Uncle Bob told us, "due to its steepness this road has a propensity to get icy and I heard that the Royal Mail had stopped delivering to Booze."

It was therefore with some surprise that we saw the postman driving up!

Uncle Bob said, "I thought you had stopped coming up here due to the ice."

He looked somewhat bemused, saying, "it had been a bit tricky earlier in the week."

"I think that dog wants his breakfast", laughed Grizzly.

Shaun now advised, "we go through that gate."

This led by a wall for a while then out onto open fell passing the forlorn and derelict Sleigill House. Grizzly told us, "in the 19th century is was used as accommodation for lead miners."

Onwards we came beside Slei Gill and headed on up the ravine the path hemmed in by the gill and rising ground on the left. Those little falls will make a nice picture", commented Allen.

Here we were now approaching the head of the gill and at the top are the remains of disused and forgotten lead mine workings. Grizzly said, "from the research I have done, that ruined building is the remains of a wheel house that supported a water wheel to provide power."

Shaun looking up from the map said, "now we have to bear left and follow Slack Wife Gill."

This took us past a shooting hut and soon reached a track used by grouse shooting parties. "This is Moredale Road", said Shaun."We should head just a few degrees west of due north, to get to the summit. About 200 feet of climb to go"

The ascent was gentle, but nevertheless it was quite a trudge over the rough moor. "How many times have we done this in our exploration of Yorkshire", laughed Dad.

"I've lost count" replied Uncle Bob.

Suddenly Tetley called out, "there's the trig point"

Little Eric echoed all our thoughts and what is plain to see from the picture. "It is certainly a very lonely place. I guess we are unlikely to come here again."

It was bitterly cold up here in the biting wind. Nevertheless Uncle Bob said, "time for lunch, we need some sustenance for the return walk."

"Oh yes", cheered Allen, "I'm hungry.

"Me too", agreed Shaun, "I'm ready for a warming mug of tea."

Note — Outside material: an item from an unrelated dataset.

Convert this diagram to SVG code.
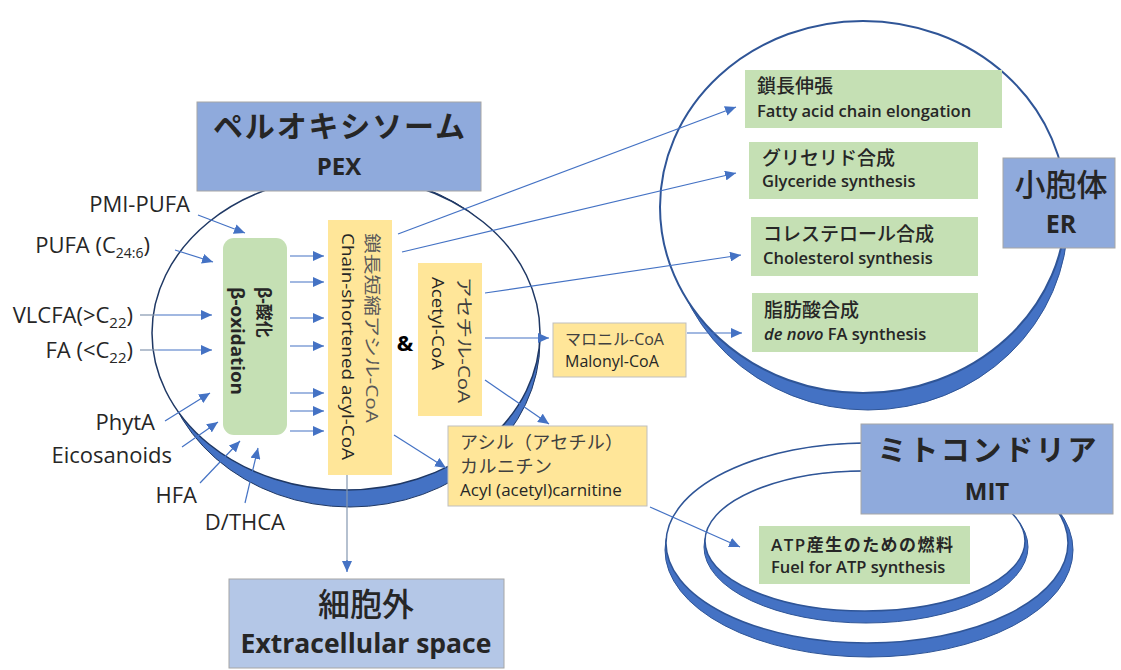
<svg xmlns="http://www.w3.org/2000/svg" width="1121" height="670" viewBox="0 0 1121 670">
<style>
.t{font-family:'Open Sans','Noto Sans CJK JP',sans-serif;fill:#262626}
.jp{font-family:'Noto Sans CJK JP',sans-serif;fill:#262626}
.hdr{fill:#8FAADC;stroke:#A6A6A6;stroke-width:1}
.yel{fill:#FFE699}
.yelb{fill:#FFE699;stroke:#BFBFBF;stroke-width:1}
.grn{fill:#C5E0B4}
.ring{fill:#4472C4;stroke:#2F528F;stroke-width:1}
.hole{fill:#FFFFFF;stroke:#2F528F;stroke-width:1.5}
.ar{stroke:#4472C4;stroke-width:1.2;fill:none;marker-end:url(#ah)}
.gl{stroke:#8497B0;stroke-width:1.2;fill:none}
.lbl{font-size:22px}
.g{font-size:16.5px;font-weight:600}
.gj{font-size:19px;font-weight:500}
</style>
<defs>
<marker id="ah" markerUnits="userSpaceOnUse" markerWidth="11" markerHeight="10" refX="11" refY="5" orient="auto">
<path d="M0,0 L11,5 L0,10 z" fill="#4472C4"/>
</marker>
</defs>
<rect width="1121" height="670" fill="#FFFFFF"/>

<g id="pex-membrane">
<ellipse class="ring" cx="350" cy="341" rx="190" ry="166" style="stroke:#1F3864"/>
<ellipse class="hole" cx="346" cy="333" rx="194" ry="157" style="stroke:#1F3864"/>
</g>
<g id="er-membrane">
<ellipse class="ring" cx="868" cy="218" rx="200" ry="192" style="stroke:#2F5597"/>
<ellipse class="hole" cx="863" cy="207" rx="203" ry="186" style="stroke:#2F5597;stroke-width:2"/>
</g>
<g id="mit-membrane">
<ellipse class="ring" cx="869" cy="550" rx="204" ry="107" style="stroke:#2F5597"/>
<ellipse class="hole" cx="867" cy="543" rx="201" ry="100" style="stroke:#2F5597"/>
<ellipse class="ring" cx="866" cy="547" rx="162" ry="76" style="stroke:#2F5597"/>
<ellipse class="hole" cx="865" cy="541" rx="160" ry="70" style="stroke:#2F5597"/>
</g>

<g id="connectors">
<path class="ar" d="M198,215 L245,233"/>
<path class="ar" d="M175,250 L213,262"/>
<path class="gl" d="M140,315 L156,315"/>
<path class="ar" d="M156,315 L212,315"/>
<path class="gl" d="M140,350 L158,350"/>
<path class="ar" d="M158,350 L212,350"/>
<path class="ar" d="M165,421 L210,393"/>
<path class="ar" d="M182,447 L218,422"/>
<path class="ar" d="M200,483 L240,441"/>
<path class="ar" d="M245,503 L258,448"/>
<path class="ar" d="M290,256 L324,256"/>
<path class="ar" d="M290,282 L324,282"/>
<path class="ar" d="M290,318 L324,318"/>
<path class="ar" d="M290,346 L324,346"/>
<path class="ar" d="M290,393 L324,393"/>
<path class="ar" d="M290,411 L324,411"/>
<path class="ar" d="M290,431 L324,431"/>
<path class="ar" d="M398,234 L736,107"/>
<path class="ar" d="M402,252 L736,173"/>
<path class="ar" d="M485,293 L741,255"/>
<path class="ar" d="M687,333 L742,333"/>
<path class="ar" d="M485,338 L549,338"/>
<path class="ar" d="M485,380 L549,424"/>
<path class="ar" d="M394,435 L446,468"/>
<path class="gl" d="M347,475 L347,562"/>
<path class="ar" d="M347,560 L347,572"/>
<path class="ar" d="M650,507 L740,547"/>
</g>

<g id="pex-label">
<rect class="hdr" x="197" y="102" width="284" height="89"/>
<text class="jp" x="339" y="137" font-size="30" font-weight="700" text-anchor="middle" textLength="252" lengthAdjust="spacing">ペルオキシソーム</text>
<text class="t" x="339" y="175" font-size="24" font-weight="700" text-anchor="middle">PEX</text>
</g>

<g id="inputs">
<text class="t lbl" x="190" y="212" text-anchor="end">PMI-PUFA</text>
<text class="t lbl" x="150" y="253" text-anchor="end">PUFA (C<tspan font-size="14" dy="5">24:6</tspan><tspan dy="-5">)</tspan></text>
<text class="t lbl" x="133" y="323" text-anchor="end">VLCFA(&gt;C<tspan font-size="15" dy="5">22</tspan><tspan dy="-5">)</tspan></text>
<text class="t lbl" x="133" y="358" text-anchor="end">FA (&lt;C<tspan font-size="15" dy="5">22</tspan><tspan dy="-5">)</tspan></text>
<text class="t lbl" x="155" y="430" text-anchor="end">PhytA</text>
<text class="t lbl" x="172" y="463" text-anchor="end">Eicosanoids</text>
<text class="t lbl" x="197" y="503" text-anchor="end">HFA</text>
<text class="t lbl" x="285" y="530" text-anchor="end">D/THCA</text>
</g>

<g id="beta-oxidation">
<rect class="grn" x="223" y="238" width="64" height="197" rx="11"/>
<text class="t" transform="translate(258,287) rotate(90)" font-size="17" font-weight="700">β-酸化</text>
<text class="t" transform="translate(231,287) rotate(90)" font-size="17" font-weight="700" textLength="108" lengthAdjust="spacingAndGlyphs">β-oxidation</text>
</g>

<g id="chain-shortened-acyl-coa">
<rect class="yel" x="328" y="220" width="64" height="255"/>
<text class="t" transform="translate(366,233) rotate(90)" font-size="17" style="fill:#595959" textLength="190" lengthAdjust="spacingAndGlyphs">鎖長短縮アシル-CoA</text>
<text class="t" transform="translate(342,233) rotate(90)" font-size="17" textLength="227" lengthAdjust="spacingAndGlyphs">Chain-shortened acyl-CoA</text>
</g>

<g id="amp">
<text class="t" x="405" y="351" font-size="22" font-weight="700" text-anchor="middle" style="fill:#000">&amp;</text>
</g>

<g id="acetyl-coa">
<rect class="yel" x="418" y="263" width="64" height="153"/>
<text class="t" transform="translate(458,277) rotate(90)" font-size="17" style="fill:#404040" textLength="126" lengthAdjust="spacingAndGlyphs">アセチル-CoA</text>
<text class="t" transform="translate(432,277) rotate(90)" font-size="17" textLength="93" lengthAdjust="spacingAndGlyphs">Acetyl-CoA</text>
</g>

<g id="malonyl-coa">
<rect class="yelb" x="553" y="323" width="133" height="54"/>
<text class="t" x="565" y="345" font-size="16" style="fill:#404040">マロニル-CoA</text>
<text class="t" x="565" y="367" font-size="16">Malonyl-CoA</text>
</g>

<g id="acylcarnitine">
<rect class="yelb" x="448" y="426" width="199" height="80"/>
<text class="t" x="460" y="449" font-size="18" style="fill:#404040" textLength="163" lengthAdjust="spacing">アシル（アセチル）</text>
<text class="t" x="460" y="473" font-size="18" style="fill:#404040" textLength="92" lengthAdjust="spacing">カルニチン</text>
<text class="t" x="460" y="496" font-size="17">Acyl (acetyl)carnitine</text>
</g>

<g id="extracellular">
<rect x="229" y="579" width="275" height="89" fill="#B4C7E7" stroke="#A6A6A6" stroke-width="1"/>
<text class="jp" x="366" y="616" font-size="32" font-weight="500" text-anchor="middle">細胞外</text>
<text class="t" x="366" y="653" font-size="26.5" font-weight="700" text-anchor="middle">Extracellular space</text>
</g>

<g id="er-elongation">
<rect class="grn" x="745" y="70" width="257" height="58"/>
<text class="t gj" x="757" y="93">鎖長伸張</text>
<text class="t g" x="757" y="117">Fatty acid chain elongation</text>
</g>
<g id="er-glyceride">
<rect class="grn" x="749" y="142" width="229" height="57"/>
<text class="t gj" x="762" y="165">グリセリド合成</text>
<text class="t g" x="762" y="187">Glyceride synthesis</text>
</g>
<g id="er-cholesterol">
<rect class="grn" x="751" y="217" width="227" height="59"/>
<text class="t gj" x="763" y="241">コレステロール合成</text>
<text class="t g" x="763" y="264">Cholesterol synthesis</text>
</g>
<g id="er-denovo">
<rect class="grn" x="752" y="293" width="226" height="59"/>
<text class="t gj" x="764" y="317">脂肪酸合成</text>
<text class="t g" x="764" y="340"><tspan font-style="italic">de novo</tspan> FA synthesis</text>
</g>

<g id="er-label">
<rect class="hdr" x="1003" y="158" width="112" height="90"/>
<text class="jp" x="1061" y="196" font-size="31" font-weight="500" text-anchor="middle">小胞体</text>
<text class="t" x="1061" y="233" font-size="25" font-weight="700" text-anchor="middle">ER</text>
</g>

<g id="mit-label">
<rect class="hdr" x="861" y="424" width="252" height="90"/>
<text class="jp" x="987" y="461" font-size="29" font-weight="700" text-anchor="middle" textLength="219" lengthAdjust="spacing">ミトコンドリア</text>
<text class="t" x="987" y="500" font-size="24" font-weight="700" text-anchor="middle">MIT</text>
</g>

<g id="atp-fuel">
<rect class="grn" x="759" y="526" width="211" height="58"/>
<text class="t" x="771" y="551" font-size="17" font-weight="600" textLength="182" lengthAdjust="spacing">ATP産生のための燃料</text>
<text class="t g" x="771" y="573">Fuel for ATP synthesis</text>
</g>
</svg>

We did not linger too long and before setting of we huddled by the trig point for our obligatory summit picture.

Dad was finally very glad to get his gloves back on as he was losing the feeling in his fingers. We were happy to snuggle down again in the rucksack.

"We head due west", instructed Shaun.

The descent took us over more trackless moor, to come in sight of the road and path near Dry Gill Edge. Here we turned south. Dad and Uncle Bob opted to stay above the paths and pick their way along under the crags.

Reaching a junction of two paths Shaun said, "we just continue generally south and eventually it will bring us back to Booze."

All that then remained was to return along the road descending to Langthwaite.

"That was a grand day out", said Tetley, "and more interesting than I expected."

"A good time of year to do this too", mused Grizzly. "I suspect the moor would be rather boggy in the warmer weather."

Uncle Bob said, "yes Tetley, it has been a cracking day. Then he went on, "I have a family party so I will have to head straight off and sadly I cannot come to the tearoom with you Gerry."

"It's not going to deter you", said Allen to Dad.

"No lad, I'm heading for Ivy Cottage in Reeth."

Here he had delicious carrot and leek soup-thick and full of vegetables. Then chocolate cake and tea. Well he did deserve it having taken us out on such a cold day.

We had more sandwiches and a hot drink sitting in the warmth of the car.

Dad duly refreshed he then drove us home arriving about 16:45.

Not as cold on the journey back, but at Ribblehead it was still only just 1 degree. Mind you, the cold weather is to be preferred to the lashing wind and rain on the following day-Sunday.